# Set exercise
Leave out the pictures, then reproduce the rest of the material exactly.
(begin)
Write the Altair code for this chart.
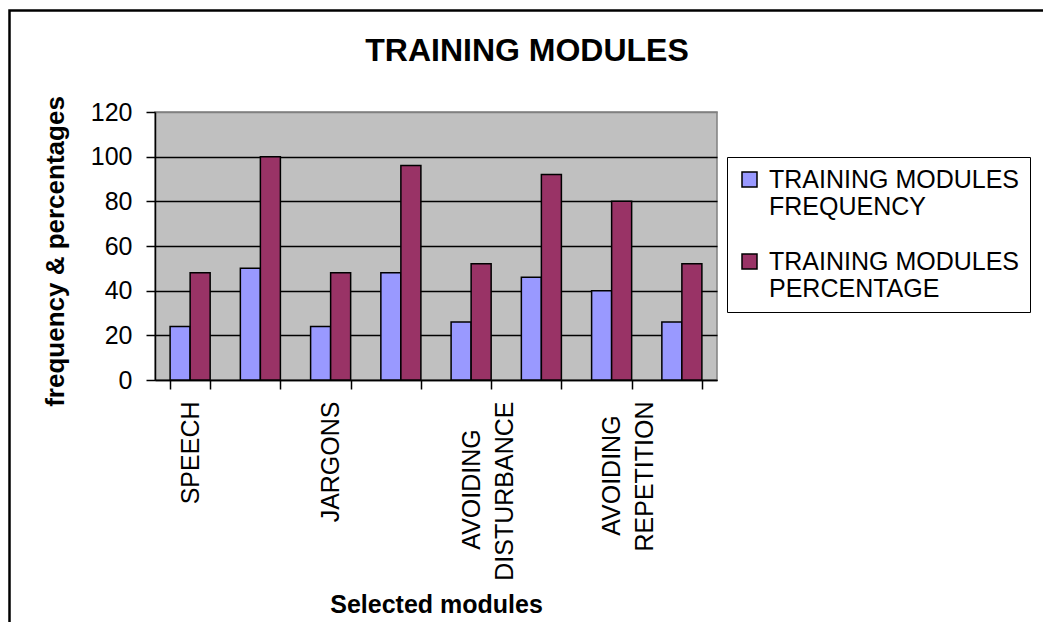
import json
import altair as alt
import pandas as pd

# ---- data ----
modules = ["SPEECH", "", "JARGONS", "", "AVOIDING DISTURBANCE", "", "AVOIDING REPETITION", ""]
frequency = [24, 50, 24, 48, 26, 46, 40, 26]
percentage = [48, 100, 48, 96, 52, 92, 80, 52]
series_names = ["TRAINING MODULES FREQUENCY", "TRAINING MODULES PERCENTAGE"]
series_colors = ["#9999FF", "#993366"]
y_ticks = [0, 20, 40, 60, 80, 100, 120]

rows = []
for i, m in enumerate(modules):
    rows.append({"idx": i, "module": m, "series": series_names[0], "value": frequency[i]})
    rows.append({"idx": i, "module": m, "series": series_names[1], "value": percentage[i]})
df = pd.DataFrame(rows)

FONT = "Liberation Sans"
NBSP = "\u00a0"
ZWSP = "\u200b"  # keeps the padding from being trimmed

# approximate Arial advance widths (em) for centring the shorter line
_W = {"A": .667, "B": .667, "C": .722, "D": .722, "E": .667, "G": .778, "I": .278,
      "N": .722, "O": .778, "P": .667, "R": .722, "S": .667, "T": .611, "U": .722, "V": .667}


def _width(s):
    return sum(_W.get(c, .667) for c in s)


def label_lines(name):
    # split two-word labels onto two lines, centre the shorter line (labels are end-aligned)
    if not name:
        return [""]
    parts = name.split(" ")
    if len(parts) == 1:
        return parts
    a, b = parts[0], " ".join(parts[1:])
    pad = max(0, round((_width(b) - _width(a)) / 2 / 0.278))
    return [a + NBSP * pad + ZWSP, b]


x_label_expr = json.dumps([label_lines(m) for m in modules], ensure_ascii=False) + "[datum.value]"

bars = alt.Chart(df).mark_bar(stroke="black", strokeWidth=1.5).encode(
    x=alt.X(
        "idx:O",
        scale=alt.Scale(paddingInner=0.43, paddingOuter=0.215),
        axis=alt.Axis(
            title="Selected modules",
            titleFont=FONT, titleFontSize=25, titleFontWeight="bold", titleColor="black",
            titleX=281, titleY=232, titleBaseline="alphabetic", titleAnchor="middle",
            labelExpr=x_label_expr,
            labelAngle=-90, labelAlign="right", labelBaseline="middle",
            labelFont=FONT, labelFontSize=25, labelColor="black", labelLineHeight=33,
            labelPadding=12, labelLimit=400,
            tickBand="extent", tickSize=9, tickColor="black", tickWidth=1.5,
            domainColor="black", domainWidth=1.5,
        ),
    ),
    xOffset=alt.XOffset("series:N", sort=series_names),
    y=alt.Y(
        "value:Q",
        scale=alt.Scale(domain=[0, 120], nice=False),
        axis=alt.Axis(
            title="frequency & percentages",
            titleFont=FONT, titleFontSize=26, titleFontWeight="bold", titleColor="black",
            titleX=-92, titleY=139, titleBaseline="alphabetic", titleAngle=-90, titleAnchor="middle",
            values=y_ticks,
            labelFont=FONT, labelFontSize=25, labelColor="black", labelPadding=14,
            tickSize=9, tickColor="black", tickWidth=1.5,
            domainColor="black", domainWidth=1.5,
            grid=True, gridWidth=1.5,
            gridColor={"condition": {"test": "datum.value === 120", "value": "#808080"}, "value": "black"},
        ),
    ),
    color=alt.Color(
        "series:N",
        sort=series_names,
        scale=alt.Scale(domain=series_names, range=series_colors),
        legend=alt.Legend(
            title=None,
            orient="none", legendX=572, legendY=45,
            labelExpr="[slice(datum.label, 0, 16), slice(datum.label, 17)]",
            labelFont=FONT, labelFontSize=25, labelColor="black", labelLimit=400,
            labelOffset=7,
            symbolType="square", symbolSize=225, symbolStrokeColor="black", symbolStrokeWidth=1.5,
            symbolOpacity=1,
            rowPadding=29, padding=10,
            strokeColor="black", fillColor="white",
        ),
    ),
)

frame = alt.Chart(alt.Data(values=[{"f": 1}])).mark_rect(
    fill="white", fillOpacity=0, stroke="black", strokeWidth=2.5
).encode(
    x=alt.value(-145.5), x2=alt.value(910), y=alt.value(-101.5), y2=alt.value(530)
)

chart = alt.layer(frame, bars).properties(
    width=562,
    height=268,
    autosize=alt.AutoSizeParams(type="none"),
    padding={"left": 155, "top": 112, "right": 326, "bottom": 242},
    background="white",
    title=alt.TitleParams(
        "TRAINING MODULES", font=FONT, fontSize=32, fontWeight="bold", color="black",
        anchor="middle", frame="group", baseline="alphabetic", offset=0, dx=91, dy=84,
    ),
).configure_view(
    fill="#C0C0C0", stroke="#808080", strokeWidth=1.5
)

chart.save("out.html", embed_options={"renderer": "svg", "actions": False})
(end)
# Result of this task
Write the Altair code for this chart.
import json
import altair as alt
import pandas as pd

# ---- data ----
modules = ["SPEECH", "", "JARGONS", "", "AVOIDING DISTURBANCE", "", "AVOIDING REPETITION", ""]
frequency = [24, 50, 24, 48, 26, 46, 40, 26]
percentage = [48, 100, 48, 96, 52, 92, 80, 52]
series_names = ["TRAINING MODULES FREQUENCY", "TRAINING MODULES PERCENTAGE"]
series_colors = ["#9999FF", "#993366"]
y_ticks = [0, 20, 40, 60, 80, 100, 120]

rows = []
for i, m in enumerate(modules):
    rows.append({"idx": i, "module": m, "series": series_names[0], "value": frequency[i]})
    rows.append({"idx": i, "module": m, "series": series_names[1], "value": percentage[i]})
df = pd.DataFrame(rows)

FONT = "Liberation Sans"
NBSP = "\u00a0"
ZWSP = "\u200b"  # keeps the padding from being trimmed

# approximate Arial advance widths (em) for centring the shorter line
_W = {"A": .667, "B": .667, "C": .722, "D": .722, "E": .667, "G": .778, "I": .278,
      "N": .722, "O": .778, "P": .667, "R": .722, "S": .667, "T": .611, "U": .722, "V": .667}


def _width(s):
    return sum(_W.get(c, .667) for c in s)


def label_lines(name):
    # split two-word labels onto two lines, centre the shorter line (labels are end-aligned)
    if not name:
        return [""]
    parts = name.split(" ")
    if len(parts) == 1:
        return parts
    a, b = parts[0], " ".join(parts[1:])
    pad = max(0, round((_width(b) - _width(a)) / 2 / 0.278))
    return [a + NBSP * pad + ZWSP, b]


x_label_expr = json.dumps([label_lines(m) for m in modules], ensure_ascii=False) + "[datum.value]"

bars = alt.Chart(df).mark_bar(stroke="black", strokeWidth=1.5).encode(
    x=alt.X(
        "idx:O",
        scale=alt.Scale(paddingInner=0.43, paddingOuter=0.215),
        axis=alt.Axis(
            title="Selected modules",
            titleFont=FONT, titleFontSize=25, titleFontWeight="bold", titleColor="black",
            titleX=281, titleY=232, titleBaseline="alphabetic", titleAnchor="middle",
            labelExpr=x_label_expr,
            labelAngle=-90, labelAlign="right", labelBaseline="middle",
            labelFont=FONT, labelFontSize=25, labelColor="black", labelLineHeight=33,
            labelPadding=12, labelLimit=400,
            tickBand="extent", tickSize=9, tickColor="black", tickWidth=1.5,
            domainColor="black", domainWidth=1.5,
        ),
    ),
    xOffset=alt.XOffset("series:N", sort=series_names),
    y=alt.Y(
        "value:Q",
        scale=alt.Scale(domain=[0, 120], nice=False),
        axis=alt.Axis(
            title="frequency & percentages",
            titleFont=FONT, titleFontSize=26, titleFontWeight="bold", titleColor="black",
            titleX=-92, titleY=139, titleBaseline="alphabetic", titleAngle=-90, titleAnchor="middle",
            values=y_ticks,
            labelFont=FONT, labelFontSize=25, labelColor="black", labelPadding=14,
            tickSize=9, tickColor="black", tickWidth=1.5,
            domainColor="black", domainWidth=1.5,
            grid=True, gridWidth=1.5,
            gridColor={"condition": {"test": "datum.value === 120", "value": "#808080"}, "value": "black"},
        ),
    ),
    color=alt.Color(
        "series:N",
        sort=series_names,
        scale=alt.Scale(domain=series_names, range=series_colors),
        legend=alt.Legend(
            title=None,
            orient="none", legendX=572, legendY=45,
            labelExpr="[slice(datum.label, 0, 16), slice(datum.label, 17)]",
            labelFont=FONT, labelFontSize=25, labelColor="black", labelLimit=400,
            labelOffset=7,
            symbolType="square", symbolSize=225, symbolStrokeColor="black", symbolStrokeWidth=1.5,
            symbolOpacity=1,
            rowPadding=29, padding=10,
            strokeColor="black", fillColor="white",
        ),
    ),
)

frame = alt.Chart(alt.Data(values=[{"f": 1}])).mark_rect(
    fill="white", fillOpacity=0, stroke="black", strokeWidth=2.5
).encode(
    x=alt.value(-145.5), x2=alt.value(910), y=alt.value(-101.5), y2=alt.value(530)
)

chart = alt.layer(frame, bars).properties(
    width=562,
    height=268,
    autosize=alt.AutoSizeParams(type="none"),
    padding={"left": 155, "top": 112, "right": 326, "bottom": 242},
    background="white",
    title=alt.TitleParams(
        "TRAINING MODULES", font=FONT, fontSize=32, fontWeight="bold", color="black",
        anchor="middle", frame="group", baseline="alphabetic", offset=0, dx=91, dy=84,
    ),
).configure_view(
    fill="#C0C0C0", stroke="#808080", strokeWidth=1.5
)

chart.save("out.html", embed_options={"renderer": "svg", "actions": False})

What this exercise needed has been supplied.